权重更新#
LMDeploy支持在线权重更新,方便RL训练等场景下的使用。以下是权重更新的步骤:
步骤 1: 启动服务#
For pytorch backend you have to add --distributed-executor-backend ray.
lmdeploy serve api_server internlm/internlm2_5-7b-chat --server-port 23333 --distributed-executor-backend ray # for pytorch backend
步骤 2: 卸载权重和KV缓存#
在权重更新前,需要调用API卸载权重和KV缓存,使推理引擎处于可更新状态:
from lmdeploy.utils import serialize_state_dict
import requests
BASE_URL = 'http://0.0.0.0:23333'
api_key = 'sk-xxx'
headers = {
"Content-Type": "application/json",
"Authorization": f"Bearer {api_key}",
}
# offloads weights and kv cache with level=2
response = requests.post(f"{BASE_URL}/sleep", headers=headers, params=dict(tags=['weights', 'kv_cache'], level=2))
assert response.status_code == 200, response.status_code
# wake up weights, the server is ready for update weights
response = requests.post(f"{BASE_URL}/wakeup", headers=headers, params=dict(tags=['weights']))

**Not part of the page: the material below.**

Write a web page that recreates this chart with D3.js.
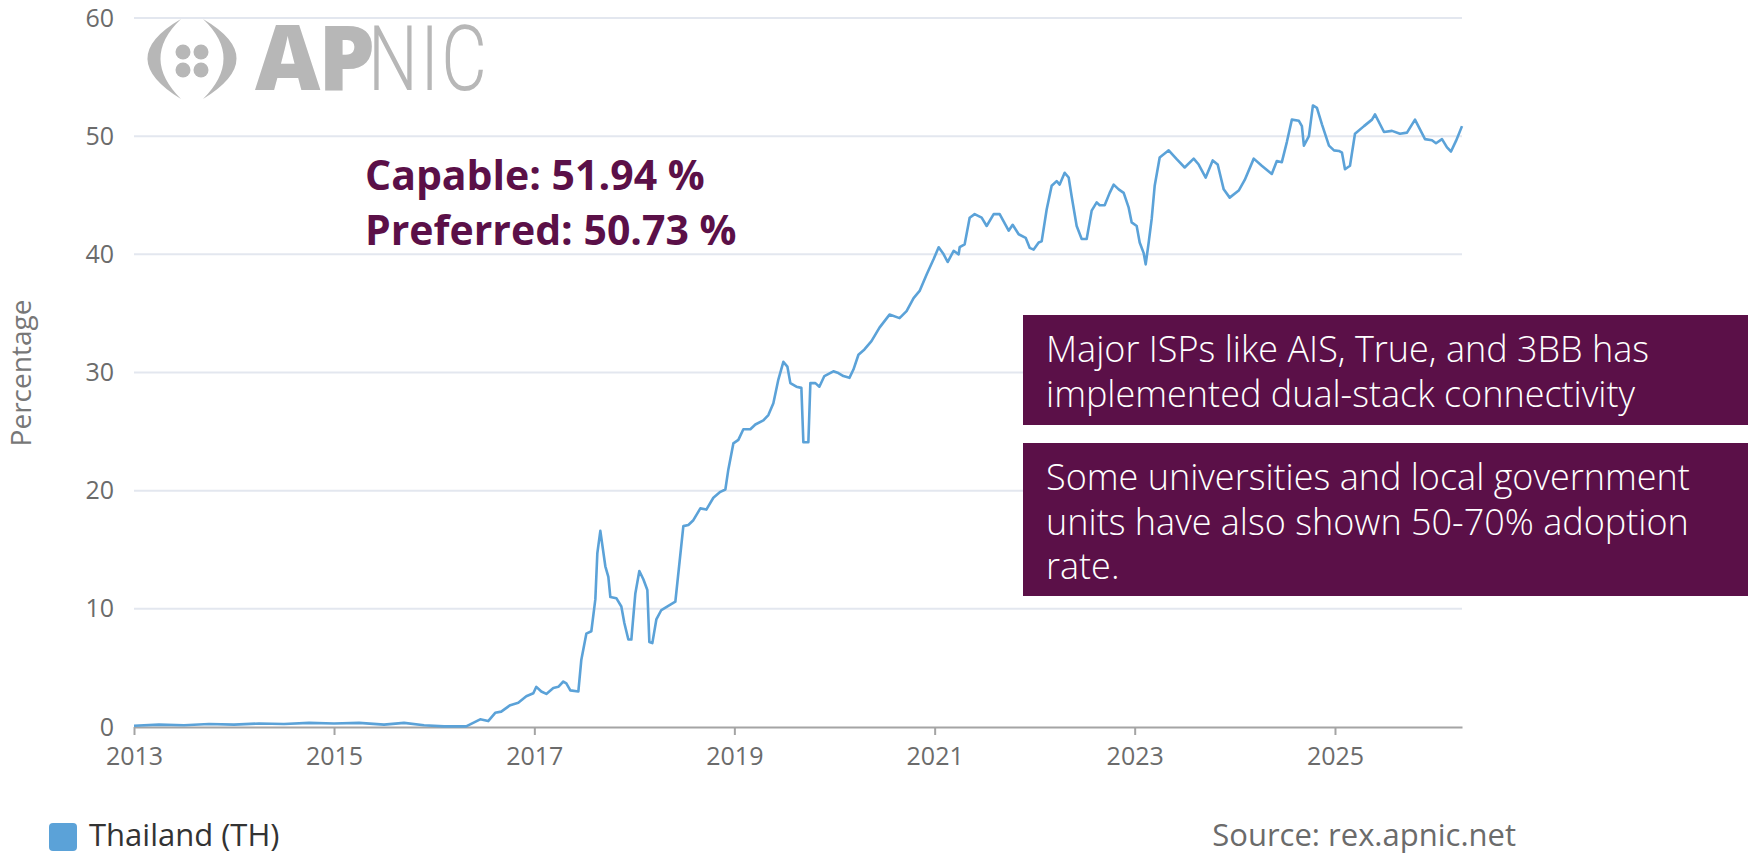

assert response.status_code == 200, response.status_code
步骤 3: 更新权重#
将模型权重切分后调用update_weightsAPI进行更新。
segmented_state_dict: List[Dict[str, torch.Tensor]] = ...
num_segment = len(segmented_state_dict)
for seg_idx in range(num_segment):
serialized_data = serialize_state_dict(segmented_state_dict[seg_idx])
data = dict(serialized_named_tensors=serialized_data, finished=seg_idx == num_segment-1)
response = requests.post(f"{BASE_URL}/update_weights", headers=headers, json=data)
assert response.status_code == 200, f"response.status_code = {response.status_code}"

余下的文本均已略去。